Regulation Best Interest (Reg BI): Reg BI was finalized in June 2019 after an exhaustive, years-long examination of broker-dealer standards of conduct by Congress and the SEC. Reg BI increased investor protections and established a strong, national standard of conduct for broker-dealers when they make investment recommendations to their customers.


“Any effort by the SEC to undermine Reg BI would only confuse investors, increase costs, and reduce access to financial advice for Americans. It would also upend years of progress and existing investor protections that strike the right balance without limiting investor choice and access for working families and those just starting off.

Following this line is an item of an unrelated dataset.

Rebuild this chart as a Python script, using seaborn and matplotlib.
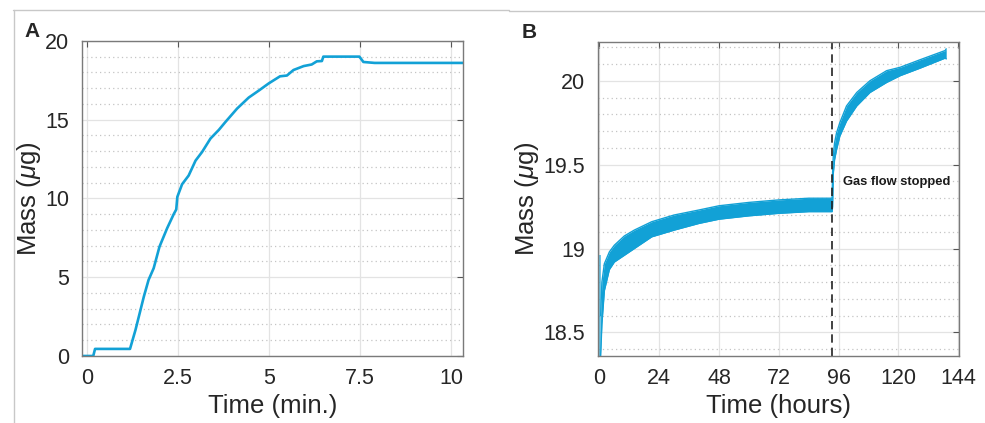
import numpy as np
import pandas as pd
import matplotlib
matplotlib.use("Agg")
import matplotlib.pyplot as plt
import seaborn as sns
from matplotlib.lines import Line2D
from matplotlib.ticker import MultipleLocator

# Panel A: mass uptake during the first minutes
time_a = [-0.14, 0.17, 0.22, 1.18, 1.33, 1.56, 1.69, 1.83, 1.99, 2.20, 2.38, 2.45,
          2.48, 2.61, 2.79, 2.98, 3.16, 3.39, 3.62, 3.80, 4.12, 4.44, 4.72, 4.99,
          5.30, 5.49, 5.67, 5.95, 6.17, 6.31, 6.45, 6.49, 7.48, 7.59, 7.90, 10.33]
mass_a = [0.0, 0.0, 0.45, 0.45, 1.65, 3.77, 4.83, 5.57, 6.94, 8.11, 9.0, 9.3,
          10.1, 10.9, 11.45, 12.4, 12.95, 13.8, 14.35, 14.85, 15.7, 16.4, 16.85, 17.3,
          17.75, 17.8, 18.15, 18.4, 18.5, 18.7, 18.72, 19.0, 19.0, 18.66, 18.6, 18.6]

# Panel B: noisy band (lower / upper envelope) over hours
time_b = [0.5, 1.0, 2.0, 4.0, 6.0, 10, 14, 21, 30, 40, 48, 60, 72, 84, 93.4,
          93.6, 93.9, 94.4, 95.2, 96.5, 99.2, 103.3, 108.6, 115.3, 120.7, 128.7, 138.8, 139.2]
mass_b_low = [18.36, 18.55, 18.75, 18.875, 18.92, 18.96, 19.0, 19.07, 19.11, 19.15, 19.175,
              19.195, 19.21, 19.22, 19.22,
              19.25, 19.45, 19.53, 19.59, 19.67, 19.76, 19.85, 19.93, 19.99, 20.03, 20.075,
              20.135, 20.13]
mass_b_high = [18.60, 18.80, 18.91, 18.98, 19.02, 19.075, 19.11, 19.16, 19.20, 19.23, 19.255,
               19.275, 19.29, 19.30, 19.30,
               19.45, 19.56, 19.63, 19.69, 19.75, 19.85, 19.93, 20.0, 20.06, 20.08, 20.125,
               20.18, 20.19]
spike_t = 0.3
spike_m = [18.36, 18.96]
gas_stop_t = 93.5

blue = "#12a1d6"

sns.set_style("whitegrid")
plt.rcParams["font.family"] = ["Liberation Sans", "DejaVu Sans"]
plt.rcParams["mathtext.fontset"] = "custom"
plt.rcParams["mathtext.it"] = "Liberation Sans:italic"
plt.rcParams["mathtext.rm"] = "Liberation Sans"

fig = plt.figure(figsize=(9.85, 4.23), dpi=100)
ax_a = fig.add_axes([0.0832, 0.1584, 0.387, 0.745])
ax_b = fig.add_axes([0.607, 0.1584, 0.3665, 0.742])

df_a = pd.DataFrame({"t": time_a, "m": mass_a})
sns.lineplot(data=df_a, x="t", y="m", ax=ax_a, color=blue, lw=1.9,
             estimator=None, sort=False)

df_b = pd.DataFrame({"t": time_b, "lo": mass_b_low, "hi": mass_b_high})
ax_b.fill_between(df_b["t"], df_b["lo"], df_b["hi"], color=blue, lw=0)
sns.lineplot(data=df_b, x="t", y="lo", ax=ax_b, color=blue, lw=1.0, estimator=None)
sns.lineplot(data=df_b, x="t", y="hi", ax=ax_b, color=blue, lw=1.0, estimator=None)
ax_b.vlines(spike_t, spike_m[0], spike_m[1], color=blue, lw=1.2, alpha=0.7)
ax_b.axvline(gas_stop_t, color="#222222", lw=1.2, ls=(0, (5, 3)))
ax_b.text(97.9, 19.395, "Gas flow stopped", fontsize=9.3, fontweight="bold",
          va="center", ha="left", color="#1a1a1a")

ax_a.set_xlim(-0.14, 10.33)
ax_a.set_ylim(0, 20)
ax_a.set_xticks([0, 2.5, 5, 7.5, 10])
ax_a.set_xticklabels(["0", "2.5", "5", "7.5", "10"])
ax_a.set_yticks([0, 5, 10, 15, 20])
ax_a.yaxis.set_minor_locator(MultipleLocator(1))
ax_a.set_xlabel("Time (min.)")
ax_a.set_ylabel(r"Mass ($\mu$g)")

ax_b.set_xlim(-0.6, 144.3)
ax_b.set_ylim(18.36, 20.23)
ax_b.set_xticks([0, 24, 48, 72, 96, 120, 144])
ax_b.set_yticks([18.5, 19, 19.5, 20])
ax_b.set_yticklabels(["18.5", "19", "19.5", "20"])
ax_b.yaxis.set_minor_locator(MultipleLocator(0.1))
ax_b.set_xlabel("Time (hours)")
ax_b.set_ylabel(r"Mass ($\mu$g)")

for ax in (ax_a, ax_b):
    ax.grid(which="major", color="#e3e3e3", lw=0.9, ls="-")
    ax.grid(which="minor", axis="y", color="#c4c4c4", lw=0.9, ls=(0, (1, 2.5)))
    ax.grid(which="minor", axis="x", visible=False)
    ax.set_axisbelow(True)
    ax.tick_params(which="major", direction="in", length=4, width=0.8, color="#555555",
                   top=True, right=True, labelsize=15.5, labelcolor="#262626", pad=9)
    ax.tick_params(which="minor", length=0)
    ax.xaxis.label.set_size(18.5)
    ax.yaxis.label.set_size(18.5)
    ax.xaxis.label.set_color("#262626")
    ax.yaxis.label.set_color("#262626")
    for s in ax.spines.values():
        s.set_color("#7a7a7a")
        s.set_linewidth(1.0)
    ax.xaxis.labelpad = 3
    ax.yaxis.labelpad = 2

fig.text(0.0325, 0.925, "A", fontsize=15, fontweight="bold", ha="center", va="center")
fig.text(0.537, 0.924, "B", fontsize=15, fontweight="bold", ha="center", va="center")

# thin frame lines of the original figure
fig.add_artist(Line2D([13 / 985, 509 / 985], [1 - 10.5 / 423] * 2, color="#c8c8c8", lw=1))
fig.add_artist(Line2D([509 / 985, 1.0], [1 - 11.5 / 423] * 2, color="#c8c8c8", lw=1))
fig.add_artist(Line2D([13.5 / 985] * 2, [0, 1 - 10.5 / 423], color="#c8c8c8", lw=1))

fig.savefig("out.png", dpi=100)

We ask this committee to prevent the SEC from engaging in a costly and confusing ideological crusade to change a rule that works,” Iacovella said.


MIFID II: In February, ASA sent a letter to the U.S. House Financial Services Capital Markets Subcommittee outlining concerns related to the SEC reversing a staff “no-action” letter to adopt a European Union Markets in Financial Instruments Directive (MiFID II) that has had such a negative impact on small businesses in Europe that the European Commission is taking steps to reverse it.

“We see no reason for the SEC to import MiFID II — regulation that has done nothing but exacerbate the lack of research coverage for public companies across European markets — into U.S. markets. If the SEC wants to do this, then it must allow the public to comment on the negative consequences of this misguided policy,” Iacovella said.